--- BEGIN GIVEN DATA ---

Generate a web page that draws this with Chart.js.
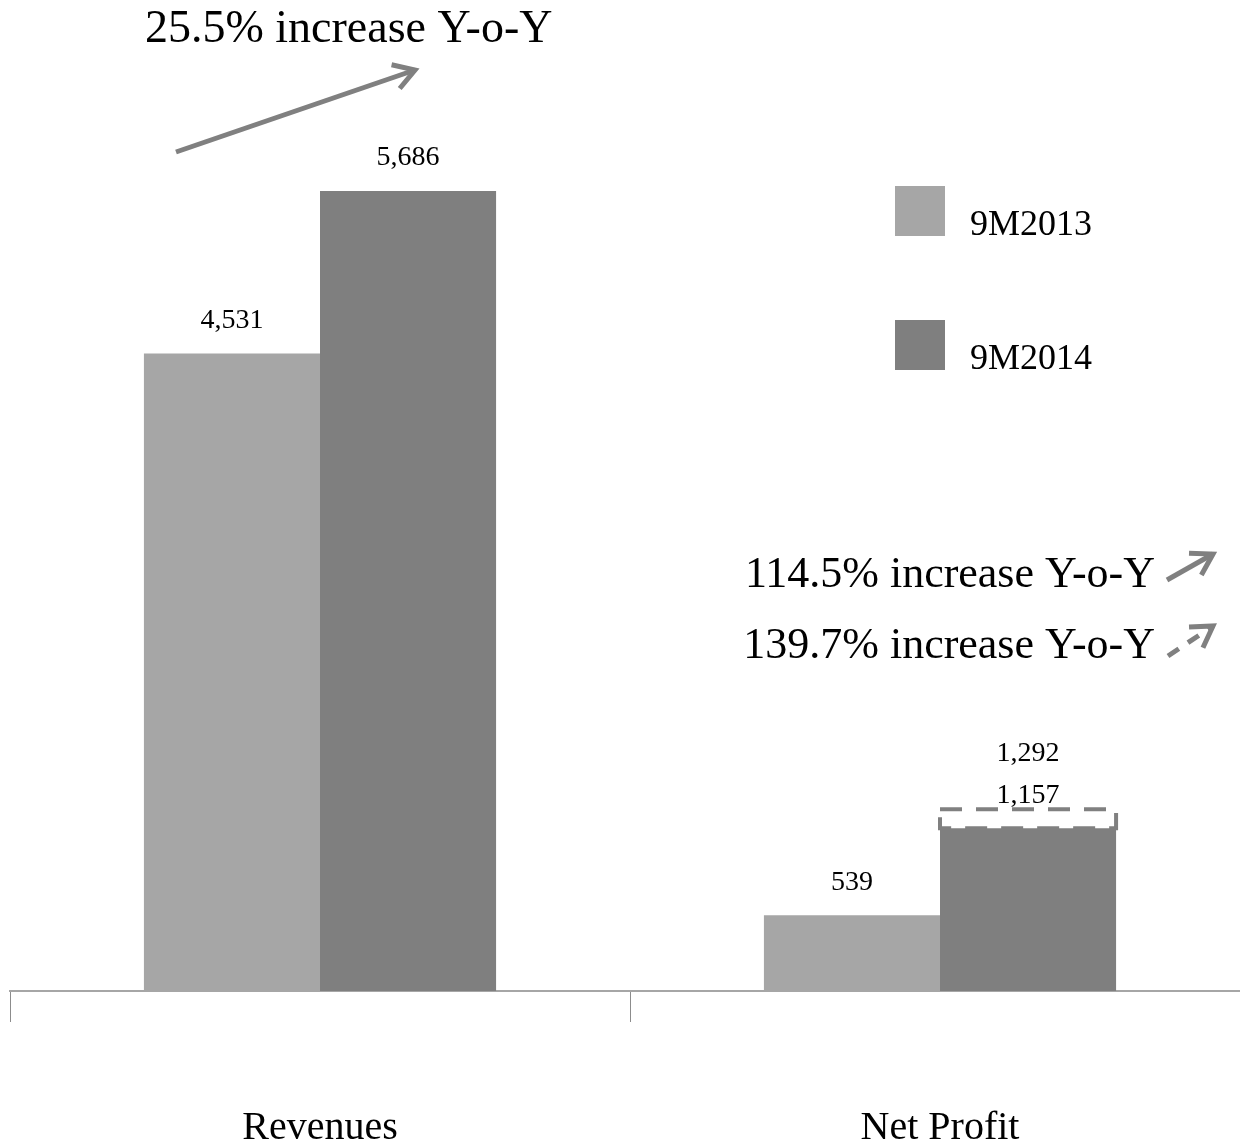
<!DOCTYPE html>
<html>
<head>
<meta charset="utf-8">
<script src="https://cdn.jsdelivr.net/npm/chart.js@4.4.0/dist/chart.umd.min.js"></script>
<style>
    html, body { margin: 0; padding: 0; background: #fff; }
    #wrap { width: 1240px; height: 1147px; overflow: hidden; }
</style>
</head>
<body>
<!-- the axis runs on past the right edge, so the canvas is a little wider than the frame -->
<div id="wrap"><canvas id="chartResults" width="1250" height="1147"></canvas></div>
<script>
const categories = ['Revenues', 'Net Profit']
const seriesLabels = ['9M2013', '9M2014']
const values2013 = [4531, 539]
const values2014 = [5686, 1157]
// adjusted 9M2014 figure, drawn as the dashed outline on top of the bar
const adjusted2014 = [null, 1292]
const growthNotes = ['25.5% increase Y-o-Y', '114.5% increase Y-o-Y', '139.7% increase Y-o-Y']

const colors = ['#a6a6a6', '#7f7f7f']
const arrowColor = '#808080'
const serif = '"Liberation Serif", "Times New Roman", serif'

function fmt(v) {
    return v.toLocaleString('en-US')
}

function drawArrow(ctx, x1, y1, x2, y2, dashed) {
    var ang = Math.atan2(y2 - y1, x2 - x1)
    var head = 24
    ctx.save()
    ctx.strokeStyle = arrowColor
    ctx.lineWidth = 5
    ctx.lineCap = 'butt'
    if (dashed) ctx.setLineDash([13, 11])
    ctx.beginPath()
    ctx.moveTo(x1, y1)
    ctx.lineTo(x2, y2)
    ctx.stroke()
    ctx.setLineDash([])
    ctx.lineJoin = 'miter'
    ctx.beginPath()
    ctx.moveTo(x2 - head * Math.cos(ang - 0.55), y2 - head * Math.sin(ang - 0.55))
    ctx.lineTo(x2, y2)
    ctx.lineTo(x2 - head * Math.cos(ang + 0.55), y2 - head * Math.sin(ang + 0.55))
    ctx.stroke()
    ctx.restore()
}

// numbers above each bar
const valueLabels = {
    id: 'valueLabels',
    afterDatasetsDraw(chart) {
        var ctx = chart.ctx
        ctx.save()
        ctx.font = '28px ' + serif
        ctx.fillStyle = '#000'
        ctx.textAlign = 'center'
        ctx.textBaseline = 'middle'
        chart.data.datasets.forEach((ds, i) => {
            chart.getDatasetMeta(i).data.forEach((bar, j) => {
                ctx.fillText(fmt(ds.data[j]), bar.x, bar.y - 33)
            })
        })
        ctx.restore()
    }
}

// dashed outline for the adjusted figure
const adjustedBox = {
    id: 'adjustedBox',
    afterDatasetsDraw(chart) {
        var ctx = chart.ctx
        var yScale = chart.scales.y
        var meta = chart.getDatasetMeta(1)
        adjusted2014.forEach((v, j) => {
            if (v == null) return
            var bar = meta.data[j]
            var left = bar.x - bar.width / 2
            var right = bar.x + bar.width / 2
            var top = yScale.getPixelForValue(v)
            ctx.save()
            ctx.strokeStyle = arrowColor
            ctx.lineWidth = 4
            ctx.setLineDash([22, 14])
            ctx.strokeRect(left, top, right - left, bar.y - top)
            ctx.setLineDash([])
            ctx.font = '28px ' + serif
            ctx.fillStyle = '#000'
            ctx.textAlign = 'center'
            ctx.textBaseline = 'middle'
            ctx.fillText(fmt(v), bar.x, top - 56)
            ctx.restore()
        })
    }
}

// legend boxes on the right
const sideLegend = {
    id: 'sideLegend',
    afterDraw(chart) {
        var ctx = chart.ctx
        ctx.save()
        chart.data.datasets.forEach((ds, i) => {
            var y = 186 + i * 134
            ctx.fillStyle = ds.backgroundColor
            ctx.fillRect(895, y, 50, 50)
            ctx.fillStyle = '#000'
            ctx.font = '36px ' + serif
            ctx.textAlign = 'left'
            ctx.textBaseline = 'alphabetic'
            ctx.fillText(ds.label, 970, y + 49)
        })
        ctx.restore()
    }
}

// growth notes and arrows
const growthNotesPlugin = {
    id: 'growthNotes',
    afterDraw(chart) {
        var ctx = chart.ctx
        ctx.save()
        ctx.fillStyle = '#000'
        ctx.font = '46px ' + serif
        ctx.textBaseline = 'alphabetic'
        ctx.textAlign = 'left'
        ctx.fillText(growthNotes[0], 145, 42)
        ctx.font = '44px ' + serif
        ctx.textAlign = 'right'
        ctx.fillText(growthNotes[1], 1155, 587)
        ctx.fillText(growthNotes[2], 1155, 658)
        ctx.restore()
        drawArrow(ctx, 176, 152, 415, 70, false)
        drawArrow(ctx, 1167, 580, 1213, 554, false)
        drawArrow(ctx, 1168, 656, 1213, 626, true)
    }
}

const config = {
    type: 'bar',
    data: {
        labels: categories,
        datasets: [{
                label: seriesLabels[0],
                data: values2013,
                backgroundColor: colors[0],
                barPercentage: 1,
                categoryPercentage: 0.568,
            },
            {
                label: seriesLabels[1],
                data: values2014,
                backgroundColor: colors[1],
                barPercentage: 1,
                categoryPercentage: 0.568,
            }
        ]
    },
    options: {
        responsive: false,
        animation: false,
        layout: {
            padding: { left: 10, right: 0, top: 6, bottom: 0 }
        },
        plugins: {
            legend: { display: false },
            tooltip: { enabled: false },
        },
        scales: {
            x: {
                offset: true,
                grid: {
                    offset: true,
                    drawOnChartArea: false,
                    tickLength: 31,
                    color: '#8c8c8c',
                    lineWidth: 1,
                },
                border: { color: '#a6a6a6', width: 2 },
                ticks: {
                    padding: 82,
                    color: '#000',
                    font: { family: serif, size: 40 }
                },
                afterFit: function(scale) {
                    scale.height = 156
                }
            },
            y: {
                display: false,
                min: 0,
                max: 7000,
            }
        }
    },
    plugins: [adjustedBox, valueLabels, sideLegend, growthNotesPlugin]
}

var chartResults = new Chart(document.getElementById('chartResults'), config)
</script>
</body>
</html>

--- END GIVEN DATA ---

EXERCISE DIRECTIONS: Copy out all the data exactly; skip the pictures.

THE RESULT:
Generate a web page that draws this with Chart.js.
<!DOCTYPE html>
<html>
<head>
<meta charset="utf-8">
<script src="https://cdn.jsdelivr.net/npm/chart.js@4.4.0/dist/chart.umd.min.js"></script>
<style>
    html, body { margin: 0; padding: 0; background: #fff; }
    #wrap { width: 1240px; height: 1147px; overflow: hidden; }
</style>
</head>
<body>
<!-- the axis runs on past the right edge, so the canvas is a little wider than the frame -->
<div id="wrap"><canvas id="chartResults" width="1250" height="1147"></canvas></div>
<script>
const categories = ['Revenues', 'Net Profit']
const seriesLabels = ['9M2013', '9M2014']
const values2013 = [4531, 539]
const values2014 = [5686, 1157]
// adjusted 9M2014 figure, drawn as the dashed outline on top of the bar
const adjusted2014 = [null, 1292]
const growthNotes = ['25.5% increase Y-o-Y', '114.5% increase Y-o-Y', '139.7% increase Y-o-Y']

const colors = ['#a6a6a6', '#7f7f7f']
const arrowColor = '#808080'
const serif = '"Liberation Serif", "Times New Roman", serif'

function fmt(v) {
    return v.toLocaleString('en-US')
}

function drawArrow(ctx, x1, y1, x2, y2, dashed) {
    var ang = Math.atan2(y2 - y1, x2 - x1)
    var head = 24
    ctx.save()
    ctx.strokeStyle = arrowColor
    ctx.lineWidth = 5
    ctx.lineCap = 'butt'
    if (dashed) ctx.setLineDash([13, 11])
    ctx.beginPath()
    ctx.moveTo(x1, y1)
    ctx.lineTo(x2, y2)
    ctx.stroke()
    ctx.setLineDash([])
    ctx.lineJoin = 'miter'
    ctx.beginPath()
    ctx.moveTo(x2 - head * Math.cos(ang - 0.55), y2 - head * Math.sin(ang - 0.55))
    ctx.lineTo(x2, y2)
    ctx.lineTo(x2 - head * Math.cos(ang + 0.55), y2 - head * Math.sin(ang + 0.55))
    ctx.stroke()
    ctx.restore()
}

// numbers above each bar
const valueLabels = {
    id: 'valueLabels',
    afterDatasetsDraw(chart) {
        var ctx = chart.ctx
        ctx.save()
        ctx.font = '28px ' + serif
        ctx.fillStyle = '#000'
        ctx.textAlign = 'center'
        ctx.textBaseline = 'middle'
        chart.data.datasets.forEach((ds, i) => {
            chart.getDatasetMeta(i).data.forEach((bar, j) => {
                ctx.fillText(fmt(ds.data[j]), bar.x, bar.y - 33)
            })
        })
        ctx.restore()
    }
}

// dashed outline for the adjusted figure
const adjustedBox = {
    id: 'adjustedBox',
    afterDatasetsDraw(chart) {
        var ctx = chart.ctx
        var yScale = chart.scales.y
        var meta = chart.getDatasetMeta(1)
        adjusted2014.forEach((v, j) => {
            if (v == null) return
            var bar = meta.data[j]
            var left = bar.x - bar.width / 2
            var right = bar.x + bar.width / 2
            var top = yScale.getPixelForValue(v)
            ctx.save()
            ctx.strokeStyle = arrowColor
            ctx.lineWidth = 4
            ctx.setLineDash([22, 14])
            ctx.strokeRect(left, top, right - left, bar.y - top)
            ctx.setLineDash([])
            ctx.font = '28px ' + serif
            ctx.fillStyle = '#000'
            ctx.textAlign = 'center'
            ctx.textBaseline = 'middle'
            ctx.fillText(fmt(v), bar.x, top - 56)
            ctx.restore()
        })
    }
}

// legend boxes on the right
const sideLegend = {
    id: 'sideLegend',
    afterDraw(chart) {
        var ctx = chart.ctx
        ctx.save()
        chart.data.datasets.forEach((ds, i) => {
            var y = 186 + i * 134
            ctx.fillStyle = ds.backgroundColor
            ctx.fillRect(895, y, 50, 50)
            ctx.fillStyle = '#000'
            ctx.font = '36px ' + serif
            ctx.textAlign = 'left'
            ctx.textBaseline = 'alphabetic'
            ctx.fillText(ds.label, 970, y + 49)
        })
        ctx.restore()
    }
}

// growth notes and arrows
const growthNotesPlugin = {
    id: 'growthNotes',
    afterDraw(chart) {
        var ctx = chart.ctx
        ctx.save()
        ctx.fillStyle = '#000'
        ctx.font = '46px ' + serif
        ctx.textBaseline = 'alphabetic'
        ctx.textAlign = 'left'
        ctx.fillText(growthNotes[0], 145, 42)
        ctx.font = '44px ' + serif
        ctx.textAlign = 'right'
        ctx.fillText(growthNotes[1], 1155, 587)
        ctx.fillText(growthNotes[2], 1155, 658)
        ctx.restore()
        drawArrow(ctx, 176, 152, 415, 70, false)
        drawArrow(ctx, 1167, 580, 1213, 554, false)
        drawArrow(ctx, 1168, 656, 1213, 626, true)
    }
}

const config = {
    type: 'bar',
    data: {
        labels: categories,
        datasets: [{
                label: seriesLabels[0],
                data: values2013,
                backgroundColor: colors[0],
                barPercentage: 1,
                categoryPercentage: 0.568,
            },
            {
                label: seriesLabels[1],
                data: values2014,
                backgroundColor: colors[1],
                barPercentage: 1,
                categoryPercentage: 0.568,
            }
        ]
    },
    options: {
        responsive: false,
        animation: false,
        layout: {
            padding: { left: 10, right: 0, top: 6, bottom: 0 }
        },
        plugins: {
            legend: { display: false },
            tooltip: { enabled: false },
        },
        scales: {
            x: {
                offset: true,
                grid: {
                    offset: true,
                    drawOnChartArea: false,
                    tickLength: 31,
                    color: '#8c8c8c',
                    lineWidth: 1,
                },
                border: { color: '#a6a6a6', width: 2 },
                ticks: {
                    padding: 82,
                    color: '#000',
                    font: { family: serif, size: 40 }
                },
                afterFit: function(scale) {
                    scale.height = 156
                }
            },
            y: {
                display: false,
                min: 0,
                max: 7000,
            }
        }
    },
    plugins: [adjustedBox, valueLabels, sideLegend, growthNotesPlugin]
}

var chartResults = new Chart(document.getElementById('chartResults'), config)
</script>
</body>
</html>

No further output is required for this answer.